Porter v. Granite State Packing Co.

PER CURIAM.

These are consolidated cases coming before us on appeal from an order of the district court denying the application by the Price Administrator for an injunction restraining defendants from violating § 4(a) of the Emergency Price Control Act of 1942, as amended, 50 U.S.C.A.Appendix, §§ 901 et seq., 904 (a).

The Granite State Packing Company is the owner and operator of a slaughtering establishment in Manchester, New Hampshire. Alex Shapiro is the president and treasurer of the Packing Company and is also a director of that company and its majority shareholder. Mitchell Muskat is a director of the corporation, its office manager and one of its shareholders. The corporation and the two individuals above named are the defendants in these actions.

Pursuant to the authority vested in him by the Price Control Act, the Administrator promulgated certain regulations fixing maximum prices for the purchase of cattle.

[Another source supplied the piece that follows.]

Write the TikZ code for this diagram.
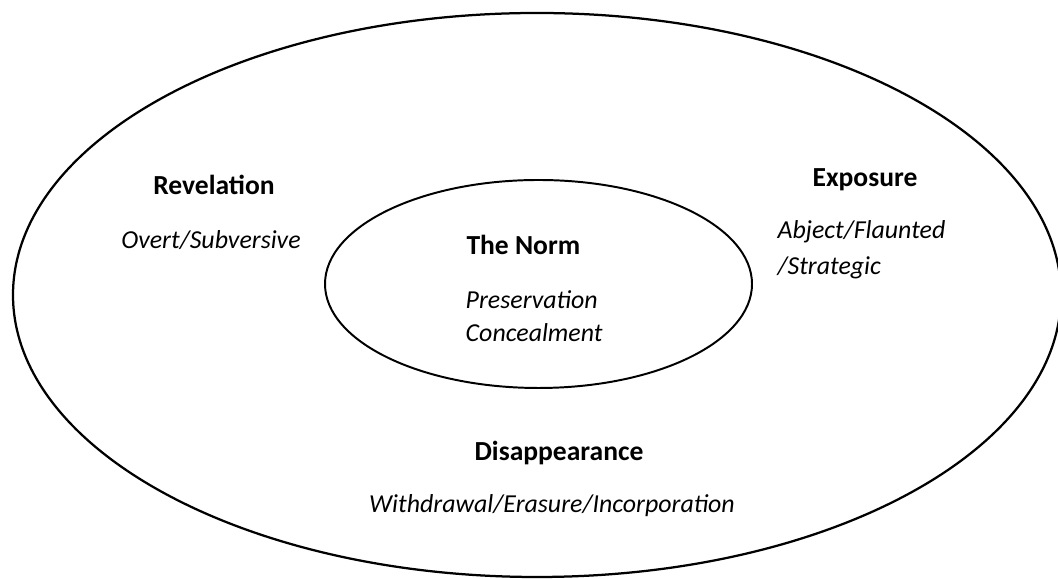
\documentclass[tikz,border=0pt]{standalone}
\usepackage{fontspec}
\setmainfont{Carlito}
\begin{document}
\begin{tikzpicture}[scale=1, line width=1.6pt]
  \tikzset{head/.style={font=\fontsize{19.6}{23}\selectfont\bfseries, inner sep=1pt},
           sub/.style={font=\fontsize{18.4}{22}\selectfont\itshape, inner sep=1pt}}
  \useasboundingbox (0,0) rectangle (26.45,14.475);
  \clip (0,0) rectangle (26.45,14.475);
  % ellipses
  \draw (13.425,7.1) ellipse[x radius=13.1, y radius=7.05];
  \draw[line width=1.4pt] (13.4625,7.375) ellipse[x radius=5.3375, y radius=2.6];
  % Revelation
  \node[head] (rev) at (5.35,9.85) {Revelation};
  \node[sub] (revsub) at (5.275,8.475) {Overt/Subversive};
  % Exposure
  \node[head] (expo) at (21.625,9.975) {Exposure};
  \node[sub, anchor=west] (exposub) at (19.375,8.675) {Abject/Flaunted};
  \node[sub, anchor=west] (exposubb) at (19.375,7.775) {/Strategic};
  % The Norm
  \node[head, anchor=west] (norm) at (11.6,8.35) {The Norm};
  \node[sub, anchor=west] (pres) at (11.58,6.975) {Preservation};
  \node[sub, anchor=west] (conc) at (11.58,6.15) {Concealment};
  % Disappearance
  \node[head] (disap) at (13.975,3.15) {Disappearance};
  \node[sub] (disapsub) at (13.8,1.825) {Withdrawal/Erasure/Incorporation};
\end{tikzpicture}
\end{document}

In March, 1945, the Packing Company paid a total of $6,979.43 in excess of the price permitted by the Administrator’s regulations. In April, 1945, overpayments amounted to $4,771.48 and in May, 1945, overpayments totalled $6,816.69. The defendants did not deny these overpayments but contended that the violations were unintentional and attributable only to the difficulties inherent in the application of the regulations. They asserted that they had made a diligent effort to comply with the statute and regulations and acted in complete good faith.

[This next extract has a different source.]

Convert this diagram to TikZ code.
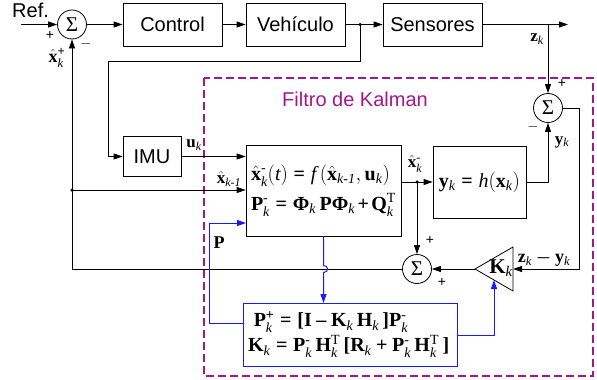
\documentclass[tikz,border=0pt]{standalone}
\usepackage{amsmath}
\usepackage{fontspec}
\setmainfont{Liberation Serif}
\setsansfont{Liberation Sans}
\usetikzlibrary{arrows.meta}
\definecolor{kal}{RGB}{165,20,140}
\definecolor{bl}{RGB}{25,25,255}
\newcommand\Eq{\mathrel{\textbf{=}}}
\newcommand\Pl{\mathbin{\textbf{+}}}
\newcommand\Mi{\mathbin{\textbf{--}}}
\newcommand\ki{\mathit{k}}
\newcommand\xh{\hat{\mathbf{x}}}
\newcommand\sm{\text{-}}
\newcommand\bplus{\text{\bfseries +}}
\tikzset{
  blk/.style={draw, line width=0.8pt, font=\sffamily\fontsize{20}{24}\selectfont, inner sep=0pt},
  eqbox/.style={draw, line width=0.8pt, font=\fontsize{20}{30}\selectfont, align=left, inner xsep=5pt, inner ysep=0pt},
  sumc/.style={draw, line width=0.8pt, circle, minimum size=29pt, inner sep=0pt, font=\fontsize{21}{24}\selectfont},
  arr/.style={line width=0.8pt, -{Triangle[length=9pt,width=6pt]}},
  ln/.style={line width=0.8pt},
  barr/.style={bl, line width=1pt, -{Triangle[length=9pt,width=6pt]}},
  bln/.style={bl, line width=1pt},
  lab/.style={font=\fontsize{17}{20}\selectfont, inner sep=0pt},
  sgn/.style={font=\sffamily\fontsize{14}{16}\selectfont, inner sep=0pt},
  dot/.style={circle, fill, inner sep=0pt, minimum size=3.5pt}
}
\begin{document}
\begin{tikzpicture}[x=1pt,y=-1pt]
\useasboundingbox (0,0) rectangle (597,380);
% Kalman frame
\draw[kal, line width=1.6pt, dash pattern=on 8pt off 4pt] (204,78) rectangle (593,376);
\node[text=kal, font=\sffamily\fontsize{20}{24}\selectfont] (kt) at (355,99) {Filtro de Kalman};

% blocks
\node[sumc] (s1) at (72,24.5) {Σ};
\node[blk, minimum width=99pt, minimum height=43pt] (ctrl) at (172.5,24.5) {Control};
\node[blk, minimum width=99pt, minimum height=43pt] (veh) at (295.5,24.5) {Vehículo};
\node[blk, minimum width=99pt, minimum height=43pt] (sens) at (432.5,24.5) {Sensores};
\node[blk, minimum width=58pt, minimum height=40pt] (imu) at (152,156.5) {IMU};
\node[eqbox, text width=145pt, minimum height=91pt] (fb) at (323.5,190.5)
  {$\xh^{\sm}_{\ki}(\mathit{t})\Eq\mathit{f}\,(\xh_{\text{\itshape k-1}},\mathbf{u}_{\ki})$\\
   $\mathbf{P}^{\sm}_{\ki}\Eq\text{\bfseries Φ}_{\ki}\,\mathbf{P}\text{\bfseries Φ}_{\ki}\Pl\mathbf{Q}^{\mathrm{T}}_{\ki}$};
\node[eqbox, minimum width=93pt, minimum height=72pt, align=center] (hb) at (479.5,182)
  {$\mathbf{y}_{\ki}\Eq\mathit{h}(\mathbf{x}_{\ki})$};
\node[eqbox, draw=bl, line width=1pt, text width=204pt, minimum height=63pt, font=\fontsize{20}{25}\selectfont] (pb) at (350,334.5)
  {$\;\mathbf{P}^{\bplus}_{\ki}\Eq\textbf{[}\mathbf{I}\Mi\mathbf{K}_{\ki}\,\mathbf{H}_{\ki}\,\textbf{]}\mathbf{P}^{\sm}_{\ki}$\\
   $\mathbf{K}_{\ki}\Eq\mathbf{P}^{\sm}_{\ki}\,\mathbf{H}^{\mathrm{T}}_{\ki}\,\textbf{[}\mathbf{R}_{\ki}\Pl\mathbf{P}^{\sm}_{\ki}\,\mathbf{H}^{\mathrm{T}}_{\ki}\,\textbf{]}$};
\node[sumc] (s2) at (548,108) {Σ};
\node[sumc] (s3) at (417,269) {Σ};

% gain triangle
\coordinate (ktip) at (475,269);
\coordinate (ktop) at (513,247);
\coordinate (kbr) at (513,291);
\coordinate (kright) at (513,269);
\coordinate (kbot) at (494,280);
\draw[ln] (ktip) -- (ktop) -- (kbr) -- cycle;
\node[font=\fontsize{21}{24}\selectfont, inner sep=0pt] (kl) at (501,268) {$\mathbf{K}_{\ki}$};

% junctions
\node[dot] (j1) at (360,24.5) {};
\node[dot] (j2) at (72,190) {};
\node[dot] (j3) at (417,182) {};
\coordinate (zend) at (568,24.5);
\coordinate (zj) at (548,24.5);
\coordinate (cin) at (21,24.5);

% main forward path
\draw[arr] (cin) -- (s1.west);
\draw[arr] (s1.east) -- (ctrl.west);
\draw[arr] (ctrl.east) -- (veh.west);
\draw[arr] (veh.east) -- (sens.west);
\draw[arr] (sens.east) -- (zend);
\draw[arr] (zj) -- (s2.north);
% IMU path
\draw[arr] (j1.center) -- (360,61) -- (108,61) -- (108,156.5) -- (imu.west);
\draw[arr] (imu.east) -- (imu.east -| fb.west);
% previous estimate
\draw[arr] (j2.center) -- (j2 -| fb.west);
% feedback to reference
\draw[arr] (s3.west) -- (72,269) -- (s1.south);
% prediction out
\draw[arr] (j3 -| fb.east) -- (j3 -| hb.west);
\draw[arr] (j3.center) -- (s3.north);
\draw[arr] (hb.east) -- (hb.east -| s2) -- (s2.south);
\draw[arr] (s2.east) -- (579,108) -- (579,269) -- (kright);
\draw[arr] (ktip) -- (s3.east);

% blue covariance paths
\draw[barr] (fb.south) -- (323.5,265.5) .. controls (329,265.5) and (329,272.5) .. (323.5,272.5) -- (323.5,303);
\draw[barr] (243,323) -- (209,323) -- (209,223) -- (246,223);
\draw[barr] (457,335) -- (494,335) -- (kbot);

% labels
\node[lab, anchor=south west] (lref) at (12,18) {\sffamily\fontsize{20}{24}\selectfont Ref.};
\node[sgn] (p1) at (50,35) {+};
\node[sgn] (m1) at (86,44) {$-$};
\node[lab, font=\fontsize{18}{20}\selectfont] (lxp) at (57,58) {$\xh^{\bplus}_{\ki}$};
\node[lab] (lu) at (194,145) {$\mathbf{u}_{\ki}$};
\node[lab] (lxk) at (229,179) {$\xh_{\text{\itshape k-1}}$};
\node[lab, font=\fontsize{18}{20}\selectfont] (lP) at (219,243) {$\mathbf{P}$};
\node[lab] (lxm) at (415,164) {$\xh^{\sm}_{\ki}$};
\node[sgn] (p3a) at (430,240) {+};
\node[sgn] (p3b) at (442,282) {+};
\node[lab] (lz) at (537,39) {$\mathbf{z}_{\ki}$};
\node[sgn] (p2) at (562,83) {+};
\node[sgn] (m2) at (533,127) {$-$};
\node[lab] (ly) at (562,142) {$\mathbf{y}_{\ki}$};
\node[lab, font=\fontsize{18}{20}\selectfont] (lzy) at (544,259) {$\mathbf{z}_{\ki}\boldsymbol{-}\mathbf{y}_{\ki}$};
\end{tikzpicture}
\end{document}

The district court [62 F.Supp. 585, 587], found that the defendants made some effort to comply with the regulations but said that it was “not impressed with their claim that good faith was exercised and that sufficient and proper precautions were taken. These violations were of a substantial character” and occurred in consecutive months. The court added that: “Their failure to comply with the regulation was not wholly involuntary.” But the court refused to grant an injunction on the ground that the cessation of hostilities after the actions were instituted had caused the requirements of the government in respect to its demand for meat to be drastically revised. It did, however, order that the cases be retained on its docket “with the right of the administration on reasonable notice, and a showing that violations of the Act have been resumed, to again apply * * * for injunctive relief.” The court said that had it not been for the cessation of hostilities and the consequential drop in government demand for meat “a different conclusion than the one herein reached would have probably been indicated.”

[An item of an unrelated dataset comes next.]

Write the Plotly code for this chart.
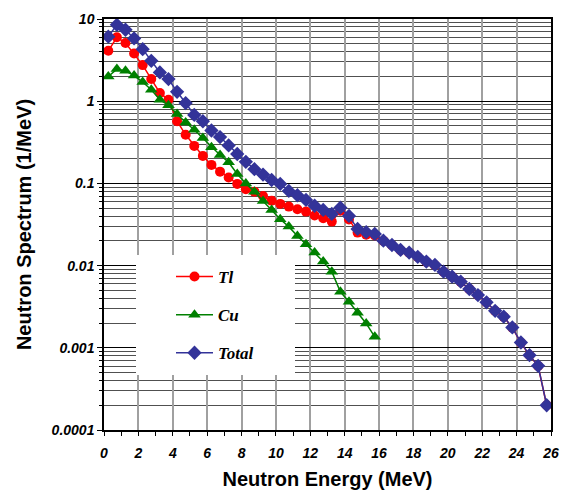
import plotly.graph_objects as go

energy = [0.25 + 0.5 * k for k in range(52)]

total = [6.1, 8.5, 7.4, 5.8, 4.3, 3.1, 2.24, 1.86, 1.30, 0.95,
         0.68, 0.57, 0.44, 0.366, 0.29, 0.228, 0.183, 0.149, 0.128, 0.110,
         0.0986, 0.081, 0.0718, 0.063, 0.0535, 0.0476, 0.0425, 0.0507, 0.0402, 0.0279,
         0.0255, 0.0243, 0.0201, 0.0178, 0.0155, 0.0144, 0.0128, 0.0112, 0.0102, 0.00844,
         0.00733, 0.00637, 0.00519, 0.00438, 0.00357, 0.00282, 0.00239, 0.00177, 0.00116, 0.000814,
         0.000604, 0.0002]

tl = [4.1, 6.0, 5.1, 3.8, 2.75, 1.86, 1.26, 1.04, 0.57, 0.39,
      0.286, 0.216, 0.168, 0.139, 0.118, 0.0986, 0.085, 0.0794, 0.0704, 0.0617,
      0.0563, 0.0522, 0.0485, 0.0454, 0.0406, 0.0377, 0.0343, 0.0466, 0.0365, 0.0252,
      0.0238, 0.0232, 0.0200, 0.0177, 0.0154, 0.0143, 0.0127, 0.0111, 0.0101, 0.00840,
      0.00730, 0.00634, 0.00517, 0.00436, 0.00355, 0.00281, 0.00238, 0.00176, 0.00115, 0.000810,
      0.000600, 0.0002]

cu = [2.0, 2.46, 2.34, 2.05, 1.71, 1.38, 1.04, 0.89, 0.70, 0.55,
      0.45, 0.356, 0.276, 0.222, 0.181, 0.130, 0.100, 0.0794, 0.0612, 0.0475,
      0.0366, 0.0298, 0.0229, 0.0182, 0.0144, 0.0112, 0.00844, 0.00481, 0.00363, 0.00267,
      0.00198, 0.00136]

y_tickvals = [10, 1, 0.1, 0.01, 0.001, 0.0001]
y_ticktext = ["10", "1", "0.1", "0.01", "0.001", "0.0001"]

RED = "#ff0000"
GREEN = "#008000"
BLUE = "#333399"

fig = go.Figure()
fig.add_trace(go.Scatter(x=energy, y=tl, name="Tl", mode="lines+markers",
                         line=dict(color=RED, width=1.5),
                         marker=dict(symbol="circle", size=10, color=RED),
                         legendgroup="a"))
fig.add_trace(go.Scatter(x=energy[:len(cu)], y=cu, name="Cu", mode="lines+markers",
                         line=dict(color=GREEN, width=1.5),
                         marker=dict(symbol="triangle-up", size=11, color=GREEN),
                         legendgroup="b"))
fig.add_trace(go.Scatter(x=energy, y=total, name="Total", mode="lines+markers",
                         line=dict(color=BLUE, width=1.5),
                         marker=dict(symbol="diamond", size=11, color=BLUE),
                         legendgroup="c"))

minor_y = [m * 10 ** e for e in range(-4, 1) for m in range(2, 10)]

tickfont = dict(family="Liberation Sans, Arial", size=14, color="black",
                weight="bold", style="italic")
titlefont = dict(family="Liberation Sans, Arial", size=20, color="black", weight="bold")

fig.update_xaxes(range=[0, 26], dtick=2, tick0=0, automargin=False,
                 showgrid=True, gridcolor="#a0a0a0", gridwidth=1.5,
                 showline=True, linecolor="black", linewidth=1.5, mirror=True,
                 ticks="outside", ticklen=4, tickcolor="black", ticklabelstandoff=5,
                 minor=dict(dtick=1, ticks="outside", ticklen=4, tickcolor="black", showgrid=False),
                 tickfont=tickfont, zeroline=False,
                 title=dict(text="Neutron Energy (MeV)", font=titlefont, standoff=19))
fig.update_yaxes(type="log", range=[-4, 1], tickvals=y_tickvals, ticktext=y_ticktext,
                 automargin=False,
                 showgrid=True, gridcolor="black", gridwidth=1,
                 showline=True, linecolor="black", linewidth=1.5, mirror=True,
                 ticks="outside", ticklen=5, tickcolor="black",
                 minor=dict(tickvals=minor_y, ticks="outside", ticklen=3, tickcolor="black",
                            showgrid=True, gridcolor="#505050", gridwidth=1),
                 tickfont=tickfont, zeroline=False,
                 title=dict(text="Neutron Spectrum (1/MeV)", font=titlefont, standoff=15))

fig.add_shape(type="rect", xref="paper", yref="paper",
              x0=(136 - 104) / 447, x1=(295 - 104) / 447,
              y0=(430 - 375) / 411, y1=(430 - 255) / 411,
              fillcolor="white", line=dict(width=0), layer="above")

fig.update_layout(
    width=563, height=490,
    margin=dict(l=104, r=12, t=19, b=60),
    plot_bgcolor="white", paper_bgcolor="white",
    showlegend=True,
    legend=dict(x=(171 - 104) / 447, y=(430 - 259) / 411, xanchor="left", yanchor="top",
                bgcolor="rgba(0,0,0,0)", tracegroupgap=13, itemwidth=37,
                font=dict(family="Liberation Serif, Times New Roman", size=17, color="black",
                          weight="bold", style="italic")),
)

fig.write_html("out.html", config={"displayModeBar": False},
               post_script="document.body.style.margin='0';"
                           "document.documentElement.style.overflow='hidden';")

It is clear that the granting of relief under the Price Control Act, as in all suits in equity, rests in the sound discretion of the court. The Hecht Company v. Bowles, 321 U.S. 321, 64 S.Ct. 587, 88 L.Ed. 754. But a court cannot deny injunctive relief because of the occurrence of an event which is not pertinent to the case at bar. The fact that hostilities had ceased is not a relevant consideration in the instant case. That event did not lessen the necessity for price control. But more significant, Congress has not seen fit to abolish price control. We cannot vitiate an Act of Congress on the theory that that Act is no longer necessary. Only Congress can repeal the Emergency Price Control Act. Until Congress sees fit to do so, we must enforce that Act as vigorously as we enforce any other legislative enactment.

The district court in denying the injunction placed great emphasis on the fact that hostilities had ceased. It should redetermine the question of the relief to be granted without consideration of that fact, and set forth in clear terms the basis for its conclusion.

The judgments of the District Court are vacated and the case is remanded to that court for further proceedings not inconsistent with this opinion.